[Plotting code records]
------------
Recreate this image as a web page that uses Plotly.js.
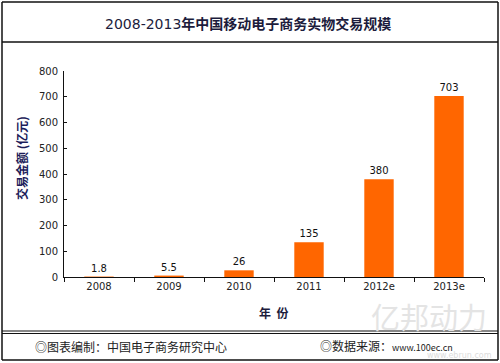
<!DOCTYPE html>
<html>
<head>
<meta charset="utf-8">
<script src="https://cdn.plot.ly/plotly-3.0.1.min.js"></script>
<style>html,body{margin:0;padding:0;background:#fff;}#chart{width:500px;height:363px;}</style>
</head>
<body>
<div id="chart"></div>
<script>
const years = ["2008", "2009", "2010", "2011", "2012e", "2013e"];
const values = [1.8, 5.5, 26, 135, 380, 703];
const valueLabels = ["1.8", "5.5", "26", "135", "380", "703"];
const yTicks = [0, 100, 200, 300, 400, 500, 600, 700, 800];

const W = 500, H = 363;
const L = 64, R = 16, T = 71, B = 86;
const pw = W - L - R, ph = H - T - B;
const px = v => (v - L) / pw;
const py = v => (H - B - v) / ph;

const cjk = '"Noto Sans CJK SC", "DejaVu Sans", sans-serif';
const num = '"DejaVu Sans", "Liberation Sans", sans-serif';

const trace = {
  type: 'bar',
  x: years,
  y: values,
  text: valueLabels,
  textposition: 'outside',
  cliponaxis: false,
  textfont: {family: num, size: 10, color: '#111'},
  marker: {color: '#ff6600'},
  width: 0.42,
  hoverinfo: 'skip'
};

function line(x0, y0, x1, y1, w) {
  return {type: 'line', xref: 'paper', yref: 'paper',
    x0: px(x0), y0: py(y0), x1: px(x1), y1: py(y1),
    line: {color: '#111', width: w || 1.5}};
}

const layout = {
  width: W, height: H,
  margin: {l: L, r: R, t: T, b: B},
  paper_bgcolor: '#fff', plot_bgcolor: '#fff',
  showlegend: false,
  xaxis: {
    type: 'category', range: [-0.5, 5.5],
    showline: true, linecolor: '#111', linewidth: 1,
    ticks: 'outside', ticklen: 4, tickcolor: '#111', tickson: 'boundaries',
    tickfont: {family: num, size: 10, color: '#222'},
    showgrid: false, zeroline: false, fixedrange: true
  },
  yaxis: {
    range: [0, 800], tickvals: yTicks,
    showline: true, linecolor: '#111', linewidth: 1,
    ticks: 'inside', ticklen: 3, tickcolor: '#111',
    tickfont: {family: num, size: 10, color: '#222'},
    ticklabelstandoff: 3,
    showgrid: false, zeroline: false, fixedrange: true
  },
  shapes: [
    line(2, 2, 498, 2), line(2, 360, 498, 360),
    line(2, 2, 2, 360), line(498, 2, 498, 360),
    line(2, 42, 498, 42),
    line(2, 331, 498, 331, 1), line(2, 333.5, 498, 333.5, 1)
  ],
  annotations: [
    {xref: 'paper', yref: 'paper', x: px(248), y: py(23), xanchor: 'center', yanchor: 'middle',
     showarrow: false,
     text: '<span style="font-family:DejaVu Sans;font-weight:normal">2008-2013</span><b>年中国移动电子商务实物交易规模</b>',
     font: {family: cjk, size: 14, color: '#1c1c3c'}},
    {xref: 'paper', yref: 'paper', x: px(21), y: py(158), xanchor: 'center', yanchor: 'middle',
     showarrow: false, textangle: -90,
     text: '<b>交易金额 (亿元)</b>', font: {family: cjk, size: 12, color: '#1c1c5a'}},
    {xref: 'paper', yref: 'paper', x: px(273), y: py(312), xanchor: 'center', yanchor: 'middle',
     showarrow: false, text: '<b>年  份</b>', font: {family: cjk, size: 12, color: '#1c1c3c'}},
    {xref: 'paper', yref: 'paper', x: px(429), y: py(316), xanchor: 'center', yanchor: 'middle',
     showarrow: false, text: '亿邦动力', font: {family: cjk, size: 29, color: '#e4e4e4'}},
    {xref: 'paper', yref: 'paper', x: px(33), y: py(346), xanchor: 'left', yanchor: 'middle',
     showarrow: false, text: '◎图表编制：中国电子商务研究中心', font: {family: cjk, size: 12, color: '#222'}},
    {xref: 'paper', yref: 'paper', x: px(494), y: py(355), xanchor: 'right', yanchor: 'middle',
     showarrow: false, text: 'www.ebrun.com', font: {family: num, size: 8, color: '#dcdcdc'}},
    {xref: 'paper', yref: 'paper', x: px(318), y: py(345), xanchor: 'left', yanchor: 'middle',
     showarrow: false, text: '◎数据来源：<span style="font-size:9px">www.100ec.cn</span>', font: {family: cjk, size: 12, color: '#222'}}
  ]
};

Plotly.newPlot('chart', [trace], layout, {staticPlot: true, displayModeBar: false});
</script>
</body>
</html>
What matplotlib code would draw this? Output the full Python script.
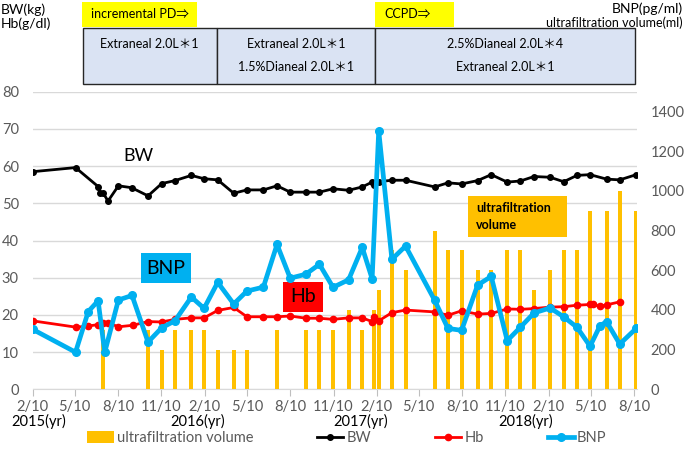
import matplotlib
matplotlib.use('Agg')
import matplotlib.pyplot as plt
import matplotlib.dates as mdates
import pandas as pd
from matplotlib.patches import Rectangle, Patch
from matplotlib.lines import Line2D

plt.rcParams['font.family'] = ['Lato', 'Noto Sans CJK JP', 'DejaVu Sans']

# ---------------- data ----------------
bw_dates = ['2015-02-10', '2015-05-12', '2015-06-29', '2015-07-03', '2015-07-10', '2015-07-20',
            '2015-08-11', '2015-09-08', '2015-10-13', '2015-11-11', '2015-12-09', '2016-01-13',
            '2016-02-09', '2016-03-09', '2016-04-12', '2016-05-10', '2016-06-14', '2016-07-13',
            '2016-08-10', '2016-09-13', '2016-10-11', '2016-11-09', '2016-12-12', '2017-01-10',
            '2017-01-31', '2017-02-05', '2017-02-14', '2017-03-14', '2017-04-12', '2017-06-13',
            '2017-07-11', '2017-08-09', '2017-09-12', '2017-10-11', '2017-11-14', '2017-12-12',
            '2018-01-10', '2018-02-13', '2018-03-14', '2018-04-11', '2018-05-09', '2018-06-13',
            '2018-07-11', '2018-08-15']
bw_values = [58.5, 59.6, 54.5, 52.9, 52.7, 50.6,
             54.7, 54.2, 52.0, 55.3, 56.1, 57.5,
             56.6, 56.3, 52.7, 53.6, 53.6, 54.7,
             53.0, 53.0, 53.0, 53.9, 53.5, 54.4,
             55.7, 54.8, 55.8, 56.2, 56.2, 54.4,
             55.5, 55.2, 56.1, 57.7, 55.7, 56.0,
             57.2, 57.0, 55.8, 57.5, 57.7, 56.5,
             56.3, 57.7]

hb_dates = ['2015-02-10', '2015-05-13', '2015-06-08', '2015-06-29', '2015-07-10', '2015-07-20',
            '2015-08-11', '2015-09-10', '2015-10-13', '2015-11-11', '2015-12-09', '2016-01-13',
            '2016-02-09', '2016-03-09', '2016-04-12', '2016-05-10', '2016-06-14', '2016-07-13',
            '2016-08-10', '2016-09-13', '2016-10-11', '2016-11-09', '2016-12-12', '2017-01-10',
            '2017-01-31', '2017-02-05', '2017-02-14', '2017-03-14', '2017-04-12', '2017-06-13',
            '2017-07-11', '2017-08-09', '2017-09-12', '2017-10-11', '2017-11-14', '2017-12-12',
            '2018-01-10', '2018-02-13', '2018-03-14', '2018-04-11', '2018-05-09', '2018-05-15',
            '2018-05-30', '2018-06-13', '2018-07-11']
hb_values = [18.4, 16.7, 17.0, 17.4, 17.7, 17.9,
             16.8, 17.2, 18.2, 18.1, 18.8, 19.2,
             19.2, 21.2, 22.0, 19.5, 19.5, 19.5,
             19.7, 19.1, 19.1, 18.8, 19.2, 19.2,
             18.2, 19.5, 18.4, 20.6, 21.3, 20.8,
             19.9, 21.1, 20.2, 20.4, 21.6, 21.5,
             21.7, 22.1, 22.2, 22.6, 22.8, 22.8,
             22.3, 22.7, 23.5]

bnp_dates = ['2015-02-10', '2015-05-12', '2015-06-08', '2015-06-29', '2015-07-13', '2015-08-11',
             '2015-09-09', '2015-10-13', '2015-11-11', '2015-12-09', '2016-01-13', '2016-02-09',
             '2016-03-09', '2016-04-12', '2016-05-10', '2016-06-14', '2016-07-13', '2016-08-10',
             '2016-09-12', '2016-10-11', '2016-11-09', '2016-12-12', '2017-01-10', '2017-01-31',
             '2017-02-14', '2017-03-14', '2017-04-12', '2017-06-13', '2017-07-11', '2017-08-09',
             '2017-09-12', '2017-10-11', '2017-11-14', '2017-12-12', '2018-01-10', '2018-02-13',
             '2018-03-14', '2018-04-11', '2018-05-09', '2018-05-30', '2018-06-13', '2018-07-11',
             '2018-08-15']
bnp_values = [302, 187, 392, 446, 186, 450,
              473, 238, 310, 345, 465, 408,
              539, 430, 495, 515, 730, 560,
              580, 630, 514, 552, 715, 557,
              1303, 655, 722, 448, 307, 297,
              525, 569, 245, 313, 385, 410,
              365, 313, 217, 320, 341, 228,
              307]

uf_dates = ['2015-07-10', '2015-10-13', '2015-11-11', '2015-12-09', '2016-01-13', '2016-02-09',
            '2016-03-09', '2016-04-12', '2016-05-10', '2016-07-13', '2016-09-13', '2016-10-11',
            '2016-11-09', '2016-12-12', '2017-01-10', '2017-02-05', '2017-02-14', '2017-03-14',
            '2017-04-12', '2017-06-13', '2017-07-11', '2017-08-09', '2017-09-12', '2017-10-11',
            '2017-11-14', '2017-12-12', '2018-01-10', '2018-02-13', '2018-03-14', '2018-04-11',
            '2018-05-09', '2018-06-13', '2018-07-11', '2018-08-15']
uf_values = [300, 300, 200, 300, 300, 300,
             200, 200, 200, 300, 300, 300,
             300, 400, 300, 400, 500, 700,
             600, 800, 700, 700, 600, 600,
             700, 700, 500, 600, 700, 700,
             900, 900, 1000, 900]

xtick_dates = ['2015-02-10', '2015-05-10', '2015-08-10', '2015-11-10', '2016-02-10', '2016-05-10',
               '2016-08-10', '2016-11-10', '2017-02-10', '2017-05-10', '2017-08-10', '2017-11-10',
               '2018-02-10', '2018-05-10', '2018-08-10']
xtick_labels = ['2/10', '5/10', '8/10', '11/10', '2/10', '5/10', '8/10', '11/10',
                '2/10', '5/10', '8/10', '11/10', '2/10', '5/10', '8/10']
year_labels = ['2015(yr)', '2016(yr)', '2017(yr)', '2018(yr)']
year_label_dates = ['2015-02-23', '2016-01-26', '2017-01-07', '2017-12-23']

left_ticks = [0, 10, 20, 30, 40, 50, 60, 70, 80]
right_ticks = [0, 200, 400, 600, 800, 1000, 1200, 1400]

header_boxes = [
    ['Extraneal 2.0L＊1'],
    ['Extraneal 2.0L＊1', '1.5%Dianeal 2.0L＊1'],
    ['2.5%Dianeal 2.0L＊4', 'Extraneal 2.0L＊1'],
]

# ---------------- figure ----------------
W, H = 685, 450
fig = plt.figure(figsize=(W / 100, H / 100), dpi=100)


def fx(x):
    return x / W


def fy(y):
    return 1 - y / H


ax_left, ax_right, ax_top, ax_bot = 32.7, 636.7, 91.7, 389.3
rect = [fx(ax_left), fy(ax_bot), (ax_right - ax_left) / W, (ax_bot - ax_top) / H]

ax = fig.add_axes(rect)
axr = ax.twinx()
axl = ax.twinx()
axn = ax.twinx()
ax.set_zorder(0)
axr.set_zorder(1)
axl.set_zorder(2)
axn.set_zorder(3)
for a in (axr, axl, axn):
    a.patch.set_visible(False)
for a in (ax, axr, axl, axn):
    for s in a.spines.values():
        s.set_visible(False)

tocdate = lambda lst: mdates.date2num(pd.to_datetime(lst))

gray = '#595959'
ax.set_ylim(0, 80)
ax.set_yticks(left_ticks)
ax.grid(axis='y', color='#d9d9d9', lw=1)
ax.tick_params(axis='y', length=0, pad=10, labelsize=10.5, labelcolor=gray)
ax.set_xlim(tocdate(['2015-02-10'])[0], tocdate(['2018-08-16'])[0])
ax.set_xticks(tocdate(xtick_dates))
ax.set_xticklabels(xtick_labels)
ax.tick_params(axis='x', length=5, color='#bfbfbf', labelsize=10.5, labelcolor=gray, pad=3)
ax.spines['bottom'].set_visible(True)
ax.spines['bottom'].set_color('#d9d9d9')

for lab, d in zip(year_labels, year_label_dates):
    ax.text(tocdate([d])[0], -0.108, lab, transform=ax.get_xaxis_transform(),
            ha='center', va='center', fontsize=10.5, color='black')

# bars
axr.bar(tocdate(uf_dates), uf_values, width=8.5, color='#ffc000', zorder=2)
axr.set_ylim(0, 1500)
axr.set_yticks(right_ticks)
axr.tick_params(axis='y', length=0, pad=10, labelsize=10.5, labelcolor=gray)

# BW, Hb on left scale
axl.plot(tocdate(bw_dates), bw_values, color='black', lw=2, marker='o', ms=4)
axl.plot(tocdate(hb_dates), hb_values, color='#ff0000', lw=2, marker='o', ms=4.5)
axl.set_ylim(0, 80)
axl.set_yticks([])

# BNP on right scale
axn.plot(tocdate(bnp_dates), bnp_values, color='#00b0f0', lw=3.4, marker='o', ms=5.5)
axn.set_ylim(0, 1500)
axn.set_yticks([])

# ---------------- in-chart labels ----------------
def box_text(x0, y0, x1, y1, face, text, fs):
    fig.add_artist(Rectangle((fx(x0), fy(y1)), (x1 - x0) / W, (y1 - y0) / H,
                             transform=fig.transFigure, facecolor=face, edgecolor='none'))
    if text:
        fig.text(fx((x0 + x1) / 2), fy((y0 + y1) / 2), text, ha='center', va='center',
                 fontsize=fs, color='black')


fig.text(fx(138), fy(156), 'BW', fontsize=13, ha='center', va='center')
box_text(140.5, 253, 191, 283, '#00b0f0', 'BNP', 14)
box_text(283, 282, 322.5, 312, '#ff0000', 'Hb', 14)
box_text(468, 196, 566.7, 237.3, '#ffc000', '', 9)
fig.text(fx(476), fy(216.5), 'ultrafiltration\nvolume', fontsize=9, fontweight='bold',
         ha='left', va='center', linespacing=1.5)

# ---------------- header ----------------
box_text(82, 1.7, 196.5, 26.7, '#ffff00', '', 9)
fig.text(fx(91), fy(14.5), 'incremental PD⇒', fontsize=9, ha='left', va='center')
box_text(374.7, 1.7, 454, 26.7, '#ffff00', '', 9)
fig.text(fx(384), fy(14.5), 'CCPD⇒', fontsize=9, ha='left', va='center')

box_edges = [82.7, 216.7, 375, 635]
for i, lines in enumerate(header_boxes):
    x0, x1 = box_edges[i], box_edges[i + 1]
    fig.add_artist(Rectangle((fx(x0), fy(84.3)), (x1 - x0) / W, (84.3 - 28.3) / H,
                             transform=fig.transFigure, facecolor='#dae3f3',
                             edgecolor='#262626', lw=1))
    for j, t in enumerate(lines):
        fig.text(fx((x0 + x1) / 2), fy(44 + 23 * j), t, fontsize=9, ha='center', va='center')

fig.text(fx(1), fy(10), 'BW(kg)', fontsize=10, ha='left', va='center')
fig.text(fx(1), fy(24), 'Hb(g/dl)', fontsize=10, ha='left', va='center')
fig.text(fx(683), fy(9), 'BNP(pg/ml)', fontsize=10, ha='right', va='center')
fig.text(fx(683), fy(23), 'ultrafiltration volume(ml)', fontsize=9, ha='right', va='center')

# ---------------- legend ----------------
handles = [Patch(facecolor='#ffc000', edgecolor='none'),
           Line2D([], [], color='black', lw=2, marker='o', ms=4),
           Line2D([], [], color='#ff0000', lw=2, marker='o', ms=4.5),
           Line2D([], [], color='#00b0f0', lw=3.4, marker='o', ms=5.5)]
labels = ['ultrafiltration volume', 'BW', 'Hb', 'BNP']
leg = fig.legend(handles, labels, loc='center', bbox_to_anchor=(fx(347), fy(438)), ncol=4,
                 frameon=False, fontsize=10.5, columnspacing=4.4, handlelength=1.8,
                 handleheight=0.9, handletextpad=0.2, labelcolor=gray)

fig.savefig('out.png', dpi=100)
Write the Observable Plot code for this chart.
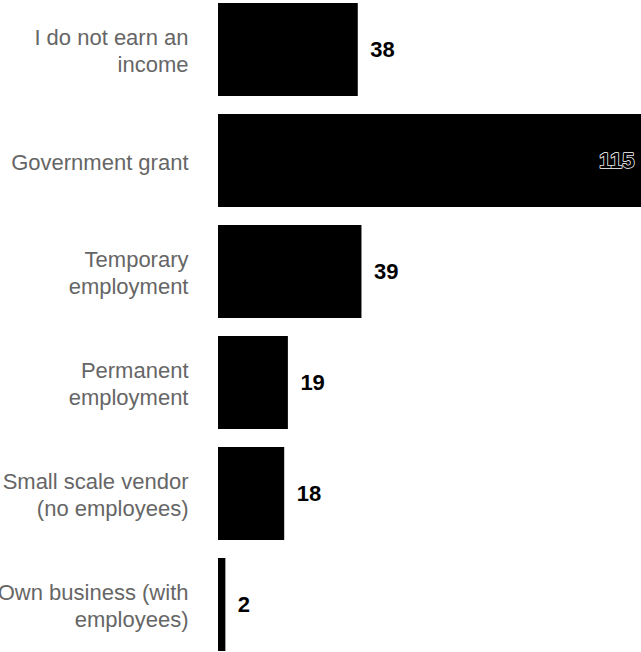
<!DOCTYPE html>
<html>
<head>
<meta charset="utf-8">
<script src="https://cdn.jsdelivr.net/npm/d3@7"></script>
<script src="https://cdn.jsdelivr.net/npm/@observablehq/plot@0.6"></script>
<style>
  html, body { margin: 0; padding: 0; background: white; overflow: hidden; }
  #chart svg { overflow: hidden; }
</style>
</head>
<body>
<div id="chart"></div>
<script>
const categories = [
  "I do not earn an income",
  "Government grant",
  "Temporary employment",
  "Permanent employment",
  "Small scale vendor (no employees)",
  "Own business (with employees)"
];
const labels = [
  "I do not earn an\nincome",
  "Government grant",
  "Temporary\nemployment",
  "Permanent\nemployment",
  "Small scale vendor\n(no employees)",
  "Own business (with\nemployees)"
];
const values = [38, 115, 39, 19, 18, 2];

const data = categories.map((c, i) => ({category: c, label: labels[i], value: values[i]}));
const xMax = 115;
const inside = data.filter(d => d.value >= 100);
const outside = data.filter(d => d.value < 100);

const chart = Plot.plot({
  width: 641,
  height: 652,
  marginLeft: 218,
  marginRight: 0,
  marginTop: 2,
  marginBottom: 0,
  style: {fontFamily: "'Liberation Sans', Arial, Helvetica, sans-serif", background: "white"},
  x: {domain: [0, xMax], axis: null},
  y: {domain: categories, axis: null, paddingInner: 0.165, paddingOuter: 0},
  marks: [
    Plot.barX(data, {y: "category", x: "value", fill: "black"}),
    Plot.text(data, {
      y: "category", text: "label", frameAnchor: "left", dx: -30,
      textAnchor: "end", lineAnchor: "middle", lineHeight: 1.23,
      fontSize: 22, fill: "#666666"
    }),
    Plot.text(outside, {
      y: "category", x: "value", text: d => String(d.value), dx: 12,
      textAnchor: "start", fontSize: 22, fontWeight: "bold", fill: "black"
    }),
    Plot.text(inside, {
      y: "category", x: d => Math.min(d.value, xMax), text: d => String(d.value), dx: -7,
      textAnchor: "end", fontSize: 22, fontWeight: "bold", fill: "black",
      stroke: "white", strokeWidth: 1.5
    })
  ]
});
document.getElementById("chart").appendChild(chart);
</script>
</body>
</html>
------------
- **What is needed**
Set down the lines running from the one with "What matplotlib code" through the one with "56.3, 57.7]", both ends kept, exactly and with no pictures.

- **Completed task**
What matplotlib code would draw this? Output the full Python script.
import matplotlib
matplotlib.use('Agg')
import matplotlib.pyplot as plt
import matplotlib.dates as mdates
import pandas as pd
from matplotlib.patches import Rectangle, Patch
from matplotlib.lines import Line2D

plt.rcParams['font.family'] = ['Lato', 'Noto Sans CJK JP', 'DejaVu Sans']

# ---------------- data ----------------
bw_dates = ['2015-02-10', '2015-05-12', '2015-06-29', '2015-07-03', '2015-07-10', '2015-07-20',
            '2015-08-11', '2015-09-08', '2015-10-13', '2015-11-11', '2015-12-09', '2016-01-13',
            '2016-02-09', '2016-03-09', '2016-04-12', '2016-05-10', '2016-06-14', '2016-07-13',
            '2016-08-10', '2016-09-13', '2016-10-11', '2016-11-09', '2016-12-12', '2017-01-10',
            '2017-01-31', '2017-02-05', '2017-02-14', '2017-03-14', '2017-04-12', '2017-06-13',
            '2017-07-11', '2017-08-09', '2017-09-12', '2017-10-11', '2017-11-14', '2017-12-12',
            '2018-01-10', '2018-02-13', '2018-03-14', '2018-04-11', '2018-05-09', '2018-06-13',
            '2018-07-11', '2018-08-15']
bw_values = [58.5, 59.6, 54.5, 52.9, 52.7, 50.6,
             54.7, 54.2, 52.0, 55.3, 56.1, 57.5,
             56.6, 56.3, 52.7, 53.6, 53.6, 54.7,
             53.0, 53.0, 53.0, 53.9, 53.5, 54.4,
             55.7, 54.8, 55.8, 56.2, 56.2, 54.4,
             55.5, 55.2, 56.1, 57.7, 55.7, 56.0,
             57.2, 57.0, 55.8, 57.5, 57.7, 56.5,
             56.3, 57.7]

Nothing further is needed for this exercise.